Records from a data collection
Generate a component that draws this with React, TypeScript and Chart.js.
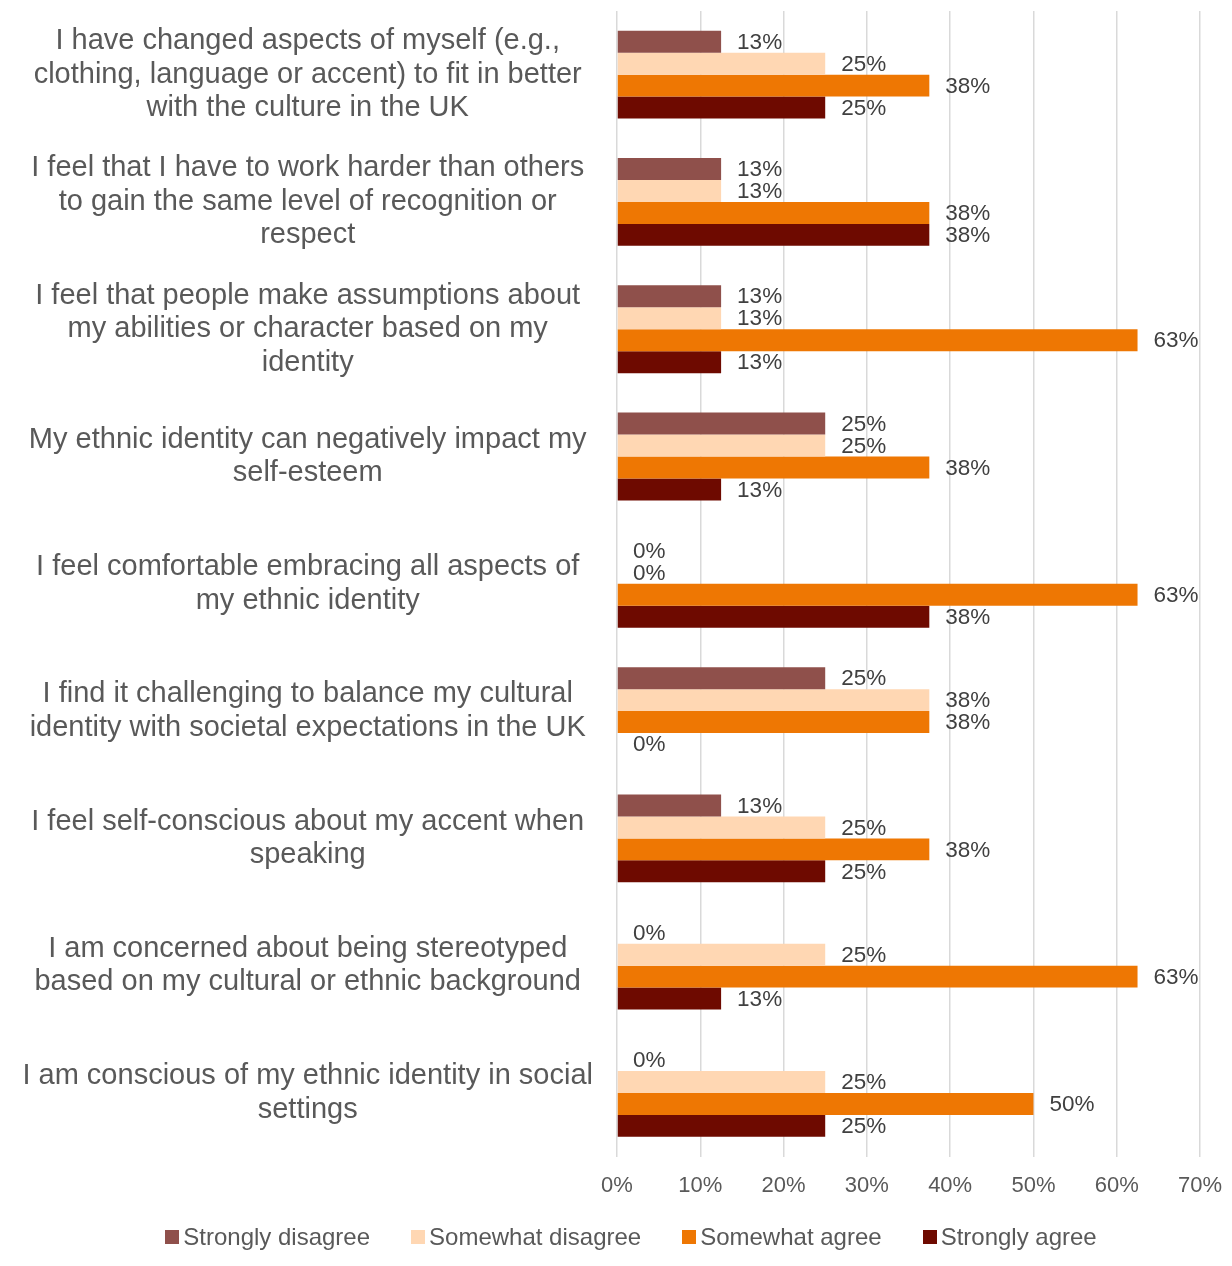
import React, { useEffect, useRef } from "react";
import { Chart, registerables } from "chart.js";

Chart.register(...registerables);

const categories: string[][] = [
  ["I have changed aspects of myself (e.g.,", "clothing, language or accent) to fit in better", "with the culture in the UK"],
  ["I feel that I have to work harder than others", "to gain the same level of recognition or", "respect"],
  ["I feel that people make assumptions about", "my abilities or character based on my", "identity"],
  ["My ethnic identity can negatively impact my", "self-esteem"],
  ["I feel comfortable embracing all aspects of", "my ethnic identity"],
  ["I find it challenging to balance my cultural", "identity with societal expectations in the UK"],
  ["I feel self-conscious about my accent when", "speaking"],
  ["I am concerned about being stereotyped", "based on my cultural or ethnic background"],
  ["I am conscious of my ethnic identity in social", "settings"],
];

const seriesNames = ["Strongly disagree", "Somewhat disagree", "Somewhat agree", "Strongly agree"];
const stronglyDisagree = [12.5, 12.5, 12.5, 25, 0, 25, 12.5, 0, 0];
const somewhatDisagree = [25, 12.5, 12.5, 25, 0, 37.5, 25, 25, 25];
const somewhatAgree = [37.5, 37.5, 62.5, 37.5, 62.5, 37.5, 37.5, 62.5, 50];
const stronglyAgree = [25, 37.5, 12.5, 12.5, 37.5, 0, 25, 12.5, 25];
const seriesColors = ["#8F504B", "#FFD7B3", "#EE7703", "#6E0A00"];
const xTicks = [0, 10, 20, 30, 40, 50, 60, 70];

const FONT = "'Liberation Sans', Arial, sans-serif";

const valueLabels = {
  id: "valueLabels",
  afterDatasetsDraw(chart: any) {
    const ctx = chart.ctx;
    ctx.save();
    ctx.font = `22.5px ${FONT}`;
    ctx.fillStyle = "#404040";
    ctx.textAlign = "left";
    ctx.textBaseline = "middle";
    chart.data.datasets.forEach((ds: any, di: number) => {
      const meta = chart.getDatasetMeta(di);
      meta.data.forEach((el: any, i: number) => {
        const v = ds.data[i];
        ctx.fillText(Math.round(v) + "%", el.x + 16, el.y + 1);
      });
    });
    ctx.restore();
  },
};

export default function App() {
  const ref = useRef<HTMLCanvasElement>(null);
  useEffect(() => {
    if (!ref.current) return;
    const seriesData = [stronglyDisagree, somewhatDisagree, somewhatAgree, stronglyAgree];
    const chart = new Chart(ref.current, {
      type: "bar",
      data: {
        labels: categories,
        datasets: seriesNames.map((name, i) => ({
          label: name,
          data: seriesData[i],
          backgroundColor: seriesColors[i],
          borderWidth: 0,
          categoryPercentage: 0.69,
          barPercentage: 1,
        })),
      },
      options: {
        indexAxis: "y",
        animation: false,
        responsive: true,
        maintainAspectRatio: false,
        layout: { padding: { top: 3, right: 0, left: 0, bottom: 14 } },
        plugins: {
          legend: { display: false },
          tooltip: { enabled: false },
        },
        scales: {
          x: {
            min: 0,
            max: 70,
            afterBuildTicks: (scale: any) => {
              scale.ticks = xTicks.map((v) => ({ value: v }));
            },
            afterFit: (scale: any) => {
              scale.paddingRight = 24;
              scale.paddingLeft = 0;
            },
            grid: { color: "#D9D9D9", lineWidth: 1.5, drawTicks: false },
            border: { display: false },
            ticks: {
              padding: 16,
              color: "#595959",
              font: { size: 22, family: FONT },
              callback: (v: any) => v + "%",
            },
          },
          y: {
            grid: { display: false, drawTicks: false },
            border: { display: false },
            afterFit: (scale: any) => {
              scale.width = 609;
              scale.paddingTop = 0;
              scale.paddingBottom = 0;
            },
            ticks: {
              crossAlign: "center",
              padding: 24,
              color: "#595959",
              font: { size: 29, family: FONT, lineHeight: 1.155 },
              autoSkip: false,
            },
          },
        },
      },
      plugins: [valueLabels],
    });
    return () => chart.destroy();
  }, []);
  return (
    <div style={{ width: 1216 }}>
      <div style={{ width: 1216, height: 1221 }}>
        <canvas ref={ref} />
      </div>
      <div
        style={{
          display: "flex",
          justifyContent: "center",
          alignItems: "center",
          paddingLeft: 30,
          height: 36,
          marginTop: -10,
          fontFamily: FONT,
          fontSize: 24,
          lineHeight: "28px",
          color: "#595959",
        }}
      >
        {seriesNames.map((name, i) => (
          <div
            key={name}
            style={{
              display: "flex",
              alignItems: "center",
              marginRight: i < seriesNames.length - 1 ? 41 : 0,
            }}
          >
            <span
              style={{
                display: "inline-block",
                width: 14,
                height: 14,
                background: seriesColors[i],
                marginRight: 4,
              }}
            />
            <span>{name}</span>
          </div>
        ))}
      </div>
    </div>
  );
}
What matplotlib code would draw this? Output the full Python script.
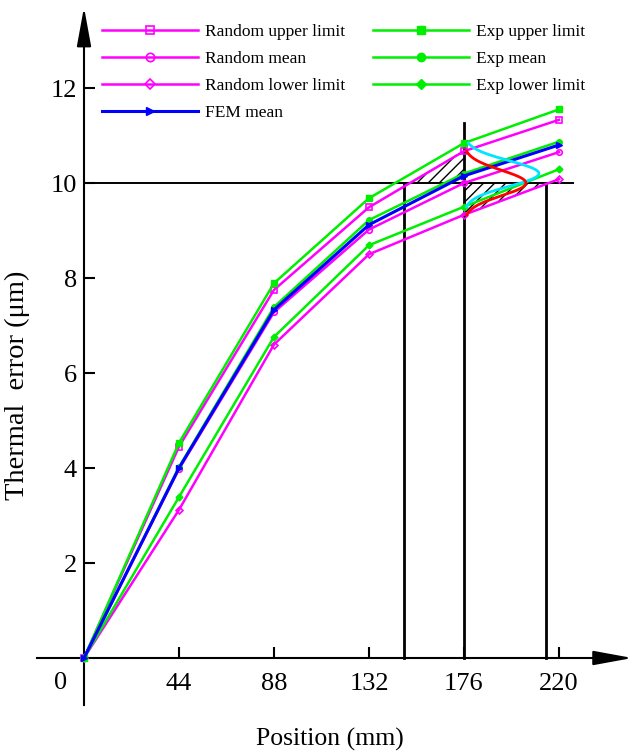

> STATED TASK
Repeat each entry exactly as given; no pictures belong in the copy.

> FINISHED TASK
Generate a component that draws this with React, TypeScript and Chart.js.
import React, { useEffect, useRef } from "react";
import { Chart, registerables } from "chart.js";

Chart.register(...registerables);

const categories: string[][] = [
  ["I have changed aspects of myself (e.g.,", "clothing, language or accent) to fit in better", "with the culture in the UK"],
  ["I feel that I have to work harder than others", "to gain the same level of recognition or", "respect"],
  ["I feel that people make assumptions about", "my abilities or character based on my", "identity"],
  ["My ethnic identity can negatively impact my", "self-esteem"],
  ["I feel comfortable embracing all aspects of", "my ethnic identity"],
  ["I find it challenging to balance my cultural", "identity with societal expectations in the UK"],
  ["I feel self-conscious about my accent when", "speaking"],
  ["I am concerned about being stereotyped", "based on my cultural or ethnic background"],
  ["I am conscious of my ethnic identity in social", "settings"],
];

const seriesNames = ["Strongly disagree", "Somewhat disagree", "Somewhat agree", "Strongly agree"];
const stronglyDisagree = [12.5, 12.5, 12.5, 25, 0, 25, 12.5, 0, 0];
const somewhatDisagree = [25, 12.5, 12.5, 25, 0, 37.5, 25, 25, 25];
const somewhatAgree = [37.5, 37.5, 62.5, 37.5, 62.5, 37.5, 37.5, 62.5, 50];
const stronglyAgree = [25, 37.5, 12.5, 12.5, 37.5, 0, 25, 12.5, 25];
const seriesColors = ["#8F504B", "#FFD7B3", "#EE7703", "#6E0A00"];
const xTicks = [0, 10, 20, 30, 40, 50, 60, 70];

const FONT = "'Liberation Sans', Arial, sans-serif";

const valueLabels = {
  id: "valueLabels",
  afterDatasetsDraw(chart: any) {
    const ctx = chart.ctx;
    ctx.save();
    ctx.font = `22.5px ${FONT}`;
    ctx.fillStyle = "#404040";
    ctx.textAlign = "left";
    ctx.textBaseline = "middle";
    chart.data.datasets.forEach((ds: any, di: number) => {
      const meta = chart.getDatasetMeta(di);
      meta.data.forEach((el: any, i: number) => {
        const v = ds.data[i];
        ctx.fillText(Math.round(v) + "%", el.x + 16, el.y + 1);
      });
    });
    ctx.restore();
  },
};

export default function App() {
  const ref = useRef<HTMLCanvasElement>(null);
  useEffect(() => {
    if (!ref.current) return;
    const seriesData = [stronglyDisagree, somewhatDisagree, somewhatAgree, stronglyAgree];
    const chart = new Chart(ref.current, {
      type: "bar",
      data: {
        labels: categories,
        datasets: seriesNames.map((name, i) => ({
          label: name,
          data: seriesData[i],
          backgroundColor: seriesColors[i],
          borderWidth: 0,
          categoryPercentage: 0.69,
          barPercentage: 1,
        })),
      },
      options: {
        indexAxis: "y",
        animation: false,
        responsive: true,
        maintainAspectRatio: false,
        layout: { padding: { top: 3, right: 0, left: 0, bottom: 14 } },
        plugins: {
          legend: { display: false },
          tooltip: { enabled: false },
        },
        scales: {
          x: {
            min: 0,
            max: 70,
            afterBuildTicks: (scale: any) => {
              scale.ticks = xTicks.map((v) => ({ value: v }));
            },
            afterFit: (scale: any) => {
              scale.paddingRight = 24;
              scale.paddingLeft = 0;
            },
            grid: { color: "#D9D9D9", lineWidth: 1.5, drawTicks: false },
            border: { display: false },
            ticks: {
              padding: 16,
              color: "#595959",
              font: { size: 22, family: FONT },
              callback: (v: any) => v + "%",
            },
          },
          y: {
            grid: { display: false, drawTicks: false },
            border: { display: false },
            afterFit: (scale: any) => {
              scale.width = 609;
              scale.paddingTop = 0;
              scale.paddingBottom = 0;
            },
            ticks: {
              crossAlign: "center",
              padding: 24,
              color: "#595959",
              font: { size: 29, family: FONT, lineHeight: 1.155 },
              autoSkip: false,
            },
          },
        },
      },
      plugins: [valueLabels],
    });
    return () => chart.destroy();
  }, []);
  return (
    <div style={{ width: 1216 }}>
      <div style={{ width: 1216, height: 1221 }}>
        <canvas ref={ref} />
      </div>
      <div
        style={{
          display: "flex",
          justifyContent: "center",
          alignItems: "center",
          paddingLeft: 30,
          height: 36,
          marginTop: -10,
          fontFamily: FONT,
          fontSize: 24,
          lineHeight: "28px",
          color: "#595959",
        }}
      >
        {seriesNames.map((name, i) => (
          <div
            key={name}
            style={{
              display: "flex",
              alignItems: "center",
              marginRight: i < seriesNames.length - 1 ? 41 : 0,
            }}
          >
            <span
              style={{
                display: "inline-block",
                width: 14,
                height: 14,
                background: seriesColors[i],
                marginRight: 4,
              }}
            />
            <span>{name}</span>
          </div>
        ))}
      </div>
    </div>
  );
}
What matplotlib code would draw this? Output the full Python script.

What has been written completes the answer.